Set exercise. Reproduce the material below line by line, beginning with its first line and ending with the line that contains "(labB) at (1072,45)"; leave out pictures.
[start Source data]
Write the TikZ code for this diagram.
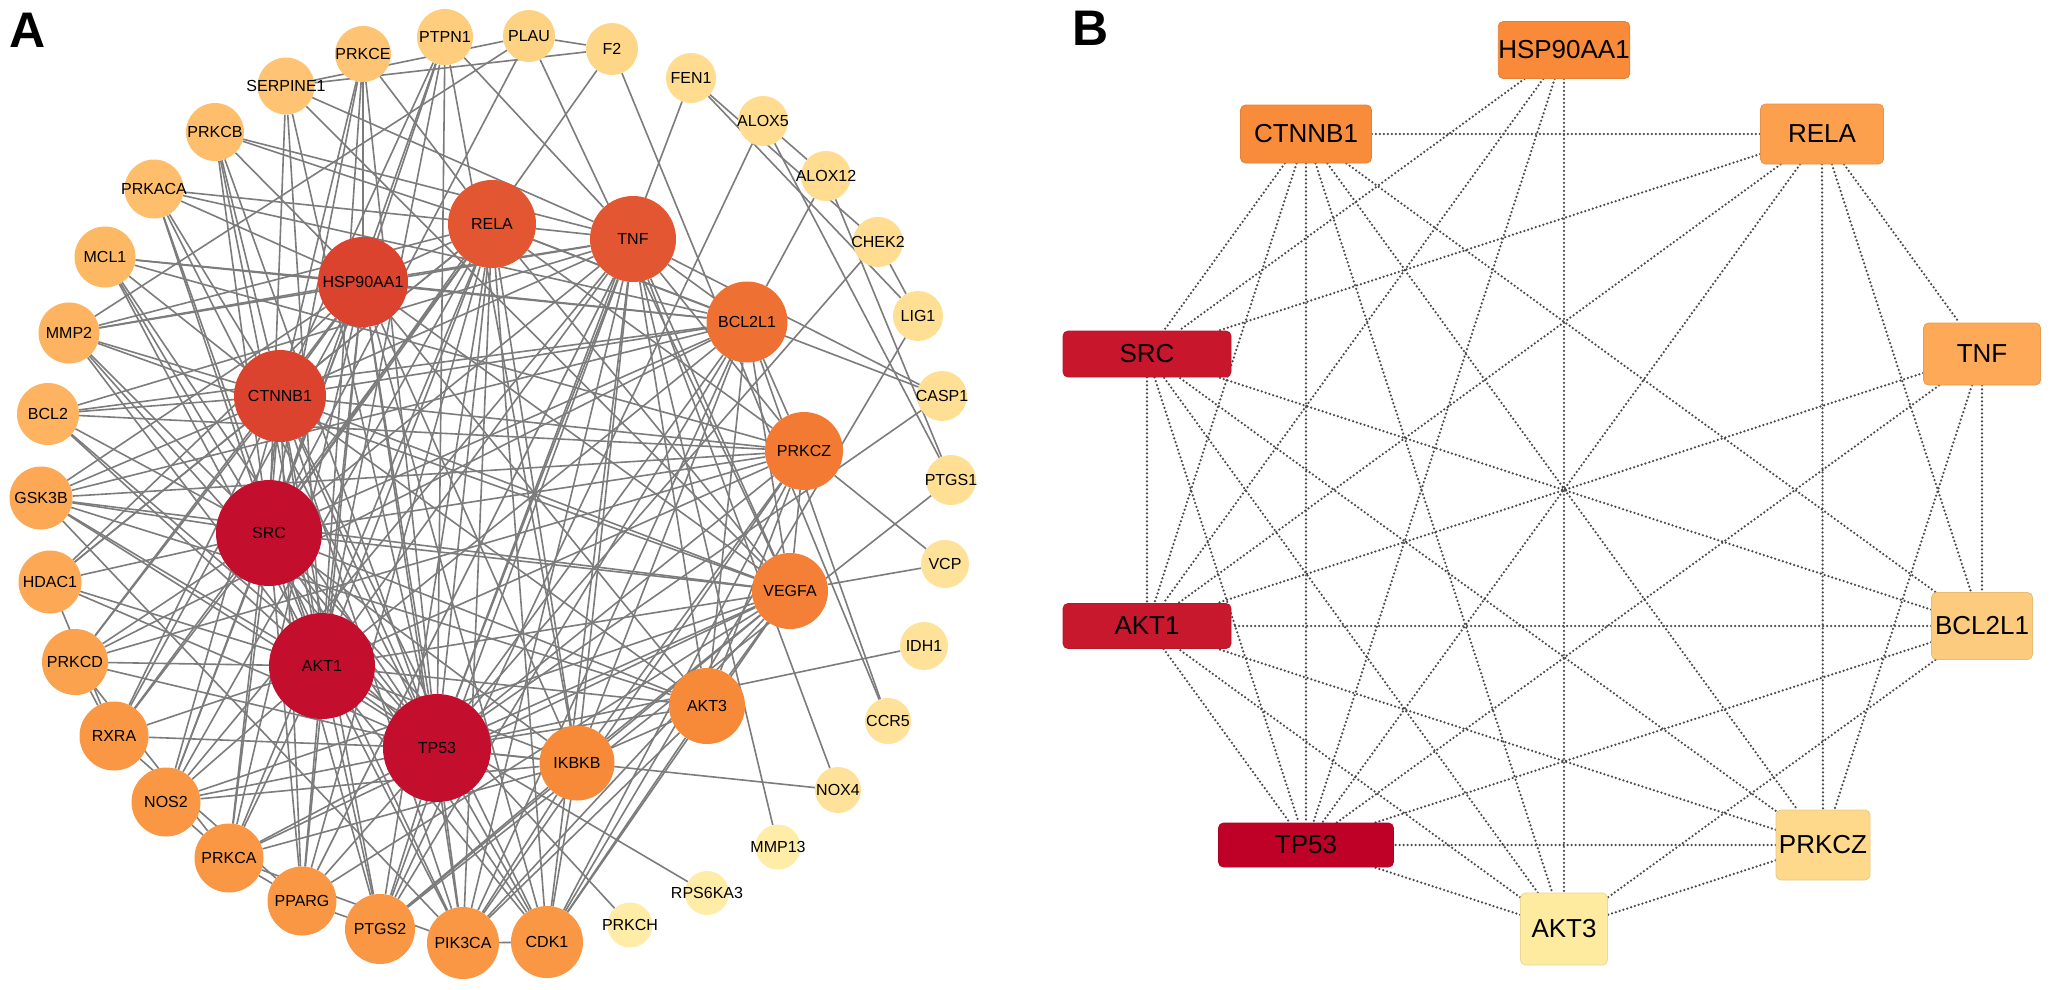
\documentclass[tikz,border=0pt]{standalone}
\usepackage{fontspec}
\setmainfont{Liberation Sans}
\pgfdeclarelayer{bg}
\pgfdeclarelayer{paper}
\pgfsetlayers{paper,bg,main}
% panel A colours
\definecolor{cHub}{HTML}{C30E2E}
\definecolor{cHC}{HTML}{DB432F}
\definecolor{cRT}{HTML}{E25631}
\definecolor{cBL}{HTML}{EE7133}
\definecolor{cPZ}{HTML}{F27A33}
\definecolor{cVG}{HTML}{F47F36}
\definecolor{cAK}{HTML}{F78A38}
\definecolor{cOa}{HTML}{F99744}
\definecolor{cOb}{HTML}{FBA24F}
\definecolor{cOc}{HTML}{FCA854}
\definecolor{cOd}{HTML}{FDB35F}
\definecolor{cOe}{HTML}{FDB864}
\definecolor{cOf}{HTML}{FEBE6B}
\definecolor{cOg}{HTML}{FEC473}
\definecolor{cYa}{HTML}{FECD7E}
\definecolor{cYb}{HTML}{FED283}
\definecolor{cYc}{HTML}{FED688}
\definecolor{cYd}{HTML}{FFDC8F}
\definecolor{cYe}{HTML}{FFDF94}
\definecolor{cYf}{HTML}{FFE29A}
\definecolor{cYg}{HTML}{FFECA6}
\definecolor{edgeA}{HTML}{7C7C7C}
% panel B colours
\definecolor{bcH}{HTML}{F98A39}
\definecolor{bcC}{HTML}{F98C3B}
\definecolor{bcR}{HTML}{FCA04E}
\definecolor{bcT}{HTML}{FDA957}
\definecolor{bcB}{HTML}{FDCB7D}
\definecolor{bcP}{HTML}{FED98C}
\definecolor{bcAc}{HTML}{FFEBA0}
\definecolor{bcS}{HTML}{C8172D}
\definecolor{bcA}{HTML}{C8182D}
\definecolor{bcTP}{HTML}{BF0027}
\definecolor{edgeB}{HTML}{4A4A4A}
\tikzset{
  gn/.style={circle, inner sep=0pt, draw=none},
  glab/.style={font=\fontsize{16}{18}\selectfont, text=black, inner sep=0pt},
  aedge/.style={draw=edgeA, line width=1.6pt},
  bbox/.style={rectangle, rounded corners=5pt, inner sep=0pt, line width=0.8pt,
               font=\fontsize{26}{30}\selectfont, text=black},
  bedge/.style={draw=edgeB, line width=2.5pt, line cap=round, dash pattern=on 0pt off 4pt},
  panlab/.style={font=\fontsize{50}{50}\selectfont\bfseries, inner sep=0pt, anchor=base west}
}
\newcommand{\gnode}[6]{% name, x, y, diameter, colour, label
  \node[gn, minimum size=#4pt, fill=#5, label={[glab]center:#6}] (#1) at (#2,#3) {};}
\begin{document}
\begin{tikzpicture}[x=1pt,y=-1pt]
\useasboundingbox (0,0) rectangle (2050,989);
\begin{pgfonlayer}{paper}
\fill[white] (0,0) rectangle (2050,989);
\end{pgfonlayer}

\node[panlab] (labA) at (9,47) {A};
\node[panlab] (labB) at (1072,45) {B};

% ---------------- Panel A nodes ----------------
% inner
\gnode{rela}{492}{224}{88}{cRT}{RELA}
\gnode{tnf}{633}{239}{86}{cRT}{TNF}
\gnode{hsp}{363}{282}{90}{cHC}{HSP90AA1}
\gnode{ct}{280}{396}{92}{cHC}{CTNNB1}
\gnode{src}{269}{533}{106}{cHub}{SRC}
\gnode{ak1}{322}{666}{106}{cHub}{AKT1}
\gnode{tp}{437}{748}{108}{cHub}{TP53}
\gnode{ikb}{577}{763}{75}{cAK}{IKBKB}
\gnode{ak3}{707}{706}{76}{cAK}{AKT3}
\gnode{veg}{790}{591}{76}{cVG}{VEGFA}
\gnode{pcz}{804}{451}{78}{cPZ}{PRKCZ}
\gnode{bcl}{747}{322}{81}{cBL}{BCL2L1}
% outer ring
\gnode{e}{363}{54}{56}{cOg}{PRKCE}
\gnode{p1}{445}{37}{56}{cYa}{PTPN1}
\gnode{pl}{529}{36}{52}{cYb}{PLAU}
\gnode{f2}{612}{49}{52}{cYc}{F2}
\gnode{fen}{691}{78}{50}{cYd}{FEN1}
\gnode{a5}{763}{121}{50}{cYd}{ALOX5}
\gnode{a12}{826}{176}{50}{cYd}{ALOX12}
\gnode{ch}{878}{242}{50}{cYd}{CHEK2}
\gnode{lig}{918}{316}{50}{cYe}{LIG1}
\gnode{cas}{942}{396}{50}{cYe}{CASP1}
\gnode{pgo}{951}{480}{50}{cYe}{PTGS1}
\gnode{vcp}{945}{564}{48}{cYf}{VCP}
\gnode{idh}{924}{646}{48}{cYf}{IDH1}
\gnode{ccr}{888}{721}{46}{cYf}{CCR5}
\gnode{nox}{838}{790}{46}{cYf}{NOX4}
\gnode{m13}{778}{847}{45}{cYg}{MMP13}
\gnode{rps}{707}{893}{44}{cYg}{RPS6KA3}
\gnode{pch}{630}{925}{45}{cYg}{PRKCH}
\gnode{cdk}{547}{942}{72}{cOa}{CDK1}
\gnode{pik}{463}{943}{72}{cOa}{PIK3CA}
\gnode{pgt}{380}{929}{70}{cOa}{PTGS2}
\gnode{ppa}{302}{901}{69}{cOa}{PPARG}
\gnode{pca}{229}{858}{69}{cOa}{PRKCA}
\gnode{nos}{166}{802}{69}{cOa}{NOS2}
\gnode{rx}{114}{736}{69}{cOa}{RXRA}
\gnode{pcd}{75}{662}{66}{cOb}{PRKCD}
\gnode{hd}{50}{582}{63}{cOc}{HDAC1}
\gnode{gsk}{41}{498}{63}{cOc}{GSK3B}
\gnode{bclt}{48}{414}{62}{cOd}{BCL2}
\gnode{mm2}{69}{333}{61}{cOd}{MMP2}
\gnode{mcl}{105}{257}{61}{cOe}{MCL1}
\gnode{pka}{154}{189}{59}{cOf}{PRKACA}
\gnode{pcb}{215}{132}{58}{cOf}{PRKCB}
\gnode{ser}{286}{86}{57}{cOg}{SERPINE1}

% ---------------- Panel A edges ----------------
\begin{pgfonlayer}{bg}
\foreach \a/\b in {
src/ct, src/hsp, src/ak1, src/tp, src/rela, src/tnf, src/bcl, src/pcz, src/veg, src/ak3, src/ikb,
ak1/ct, ak1/hsp, ak1/tp, ak1/rela, ak1/tnf, ak1/bcl, ak1/pcz, ak1/veg, ak1/ak3, ak1/ikb,
tp/ct, tp/hsp, tp/rela, tp/tnf, tp/bcl, tp/pcz, tp/veg, tp/ak3, tp/ikb,
hsp/ct, hsp/rela, hsp/tnf, hsp/bcl, hsp/ak3, hsp/ikb, hsp/veg,
ct/rela, ct/tnf, ct/bcl, ct/pcz, ct/veg, ct/ak3,
rela/tnf, rela/bcl, rela/pcz, rela/ikb, rela/veg,
tnf/bcl, tnf/pcz, tnf/ikb, tnf/veg, tnf/ak3,
bcl/pcz, bcl/veg, bcl/ak3, bcl/ikb,
pcz/veg, pcz/ak3, pcz/ikb, veg/ak3, veg/ikb, ak3/ikb}
  \draw[aedge] (\a) -- (\b);
\foreach \a/\b in {
e/hsp, e/src, e/ak1, e/tp, e/ct, e/rela,
p1/src, p1/ak1, p1/ct, p1/tnf, p1/ikb, p1/hsp, p1/tp,
pl/ser, pl/f2, pl/mm2, pl/src, pl/veg,
f2/ser, f2/src, f2/ccr,
fen/tp, fen/ch, fen/lig,
a5/a12, a5/pgo, a5/pgt, a12/pgo, a12/bcl,
ch/lig, ch/tp, lig/cdk,
cas/tnf, cas/rela, cas/tp, pgo/pgt,
vcp/veg, vcp/pcz, idh/tp, ccr/bcl, nox/tnf, nox/tp,
m13/tnf, rps/ak1, pch/src}
  \draw[aedge] (\a) -- (\b);
\foreach \a/\b in {
cdk/tp, cdk/ak1, cdk/src, cdk/ikb, cdk/ct, cdk/hsp, cdk/ak3, cdk/veg, cdk/tnf, cdk/rela, cdk/pik, cdk/pcz,
pik/tp, pik/ak1, pik/src, pik/ct, pik/ikb, pik/hsp, pik/ak3, pik/tnf, pik/pcz, pik/veg, pik/bcl, pik/rela, pik/pca,
pgt/tp, pgt/ak1, pgt/src, pgt/ikb, pgt/rela, pgt/tnf, pgt/ct, pgt/veg, pgt/ppa, pgt/bcl,
ppa/tp, ppa/ak1, ppa/src, ppa/ct, ppa/rela, ppa/tnf, ppa/hsp, ppa/pca, ppa/veg,
pca/src, pca/ak1, pca/tp, pca/ct, pca/hsp, pca/rela, pca/veg, pca/ikb,
nos/src, nos/ak1, nos/tp, nos/rela, nos/tnf, nos/hsp, nos/ct, nos/veg, nos/pca, nos/ikb}
  \draw[aedge] (\a) -- (\b);
\foreach \a/\b in {
rx/src, rx/ak1, rx/tp, rx/ct, rx/ppa, rx/hsp, rx/rela, rx/pcd,
pcd/src, pcd/ak1, pcd/tp, pcd/pca, pcd/hsp, pcd/ct, pcd/bcl, pcd/pcz,
hd/src, hd/ak1, hd/tp, hd/ct, hd/rela, hd/hsp, hd/rx,
gsk/src, gsk/ak1, gsk/tp, gsk/ct, gsk/hsp, gsk/ak3, gsk/bcl, gsk/pcz, gsk/pik, gsk/veg,
bclt/ct, bclt/src, bclt/ak1, bclt/tp, bclt/tnf, bclt/bcl, bclt/pcz,
mm2/hsp, mm2/src, mm2/ak1, mm2/tp, mm2/ct, mm2/tnf, mm2/veg, mm2/rela,
mcl/hsp, mcl/src, mcl/ak1, mcl/tp, mcl/ct, mcl/bcl, mcl/pcz,
pka/rela, pka/hsp, pka/bcl, pka/src, pka/ak1, pka/ct, pka/tp,
pcb/rela, pcb/tnf, pcb/src, pcb/ak1, pcb/ct, pcb/tp, pcb/hsp,
ser/tnf, ser/src, ser/ak1, ser/tp, ser/veg}
  \draw[aedge] (\a) -- (\b);
\end{pgfonlayer}

% ---------------- Panel B nodes ----------------
\node[bbox, minimum width=131pt, minimum height=57pt, fill=bcH, draw=bcH!92!black] (bH) at (1564,50) {HSP90AA1};
\node[bbox, minimum width=131pt, minimum height=58pt, fill=bcC, draw=bcC!92!black] (bC) at (1306,134) {CTNNB1};
\node[bbox, minimum width=123pt, minimum height=60pt, fill=bcR, draw=bcR!92!black] (bR) at (1822,134) {RELA};
\node[bbox, minimum width=168pt, minimum height=46pt, fill=bcS, draw=bcS!92!black] (bS) at (1147,354) {SRC};
\node[bbox, minimum width=117pt, minimum height=62pt, fill=bcT, draw=bcT!92!black] (bT) at (1982,354) {TNF};
\node[bbox, minimum width=168pt, minimum height=45pt, fill=bcA, draw=bcA!92!black] (bA1) at (1147,626) {AKT1};
\node[bbox, minimum width=101pt, minimum height=67pt, fill=bcB, draw=bcB!92!black] (bB) at (1982,626) {BCL2L1};
\node[bbox, minimum width=175pt, minimum height=44pt, fill=bcTP, draw=bcTP!92!black] (bTP) at (1306,845) {TP53};
\node[bbox, minimum width=94pt, minimum height=70pt, fill=bcP, draw=bcP!92!black] (bP) at (1823,845) {PRKCZ};
\node[bbox, minimum width=87pt, minimum height=72pt, fill=bcAc, draw=bcAc!92!black] (bA3) at (1564,929) {AKT3};

% ---------------- Panel B edges ----------------
\begin{pgfonlayer}{bg}
\foreach \a/\b in {
bH/bS, bH/bA1, bH/bTP, bH/bA3,
bC/bS, bC/bA1, bC/bTP, bC/bA3, bC/bP, bC/bB, bC/bR,
bR/bS, bR/bA1, bR/bTP, bR/bP, bR/bB, bR/bT,
bT/bA1, bT/bTP, bT/bP, bT/bB,
bB/bA1, bB/bS, bB/bTP, bB/bA3,
bP/bA1, bP/bTP, bP/bA3, bP/bS,
bA3/bS, bA3/bTP, bA3/bA1,
bS/bA1, bS/bTP, bA1/bTP}
  \draw[bedge] (\a) -- (\b);
\end{pgfonlayer}
\end{tikzpicture}
\end{document}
[end Source data]
Task solution.
Write the TikZ code for this diagram.
\documentclass[tikz,border=0pt]{standalone}
\usepackage{fontspec}
\setmainfont{Liberation Sans}
\pgfdeclarelayer{bg}
\pgfdeclarelayer{paper}
\pgfsetlayers{paper,bg,main}
% panel A colours
\definecolor{cHub}{HTML}{C30E2E}
\definecolor{cHC}{HTML}{DB432F}
\definecolor{cRT}{HTML}{E25631}
\definecolor{cBL}{HTML}{EE7133}
\definecolor{cPZ}{HTML}{F27A33}
\definecolor{cVG}{HTML}{F47F36}
\definecolor{cAK}{HTML}{F78A38}
\definecolor{cOa}{HTML}{F99744}
\definecolor{cOb}{HTML}{FBA24F}
\definecolor{cOc}{HTML}{FCA854}
\definecolor{cOd}{HTML}{FDB35F}
\definecolor{cOe}{HTML}{FDB864}
\definecolor{cOf}{HTML}{FEBE6B}
\definecolor{cOg}{HTML}{FEC473}
\definecolor{cYa}{HTML}{FECD7E}
\definecolor{cYb}{HTML}{FED283}
\definecolor{cYc}{HTML}{FED688}
\definecolor{cYd}{HTML}{FFDC8F}
\definecolor{cYe}{HTML}{FFDF94}
\definecolor{cYf}{HTML}{FFE29A}
\definecolor{cYg}{HTML}{FFECA6}
\definecolor{edgeA}{HTML}{7C7C7C}
% panel B colours
\definecolor{bcH}{HTML}{F98A39}
\definecolor{bcC}{HTML}{F98C3B}
\definecolor{bcR}{HTML}{FCA04E}
\definecolor{bcT}{HTML}{FDA957}
\definecolor{bcB}{HTML}{FDCB7D}
\definecolor{bcP}{HTML}{FED98C}
\definecolor{bcAc}{HTML}{FFEBA0}
\definecolor{bcS}{HTML}{C8172D}
\definecolor{bcA}{HTML}{C8182D}
\definecolor{bcTP}{HTML}{BF0027}
\definecolor{edgeB}{HTML}{4A4A4A}
\tikzset{
  gn/.style={circle, inner sep=0pt, draw=none},
  glab/.style={font=\fontsize{16}{18}\selectfont, text=black, inner sep=0pt},
  aedge/.style={draw=edgeA, line width=1.6pt},
  bbox/.style={rectangle, rounded corners=5pt, inner sep=0pt, line width=0.8pt,
               font=\fontsize{26}{30}\selectfont, text=black},
  bedge/.style={draw=edgeB, line width=2.5pt, line cap=round, dash pattern=on 0pt off 4pt},
  panlab/.style={font=\fontsize{50}{50}\selectfont\bfseries, inner sep=0pt, anchor=base west}
}
\newcommand{\gnode}[6]{% name, x, y, diameter, colour, label
  \node[gn, minimum size=#4pt, fill=#5, label={[glab]center:#6}] (#1) at (#2,#3) {};}
\begin{document}
\begin{tikzpicture}[x=1pt,y=-1pt]
\useasboundingbox (0,0) rectangle (2050,989);
\begin{pgfonlayer}{paper}
\fill[white] (0,0) rectangle (2050,989);
\end{pgfonlayer}

\node[panlab] (labA) at (9,47) {A};
\node[panlab] (labB) at (1072,45) {B};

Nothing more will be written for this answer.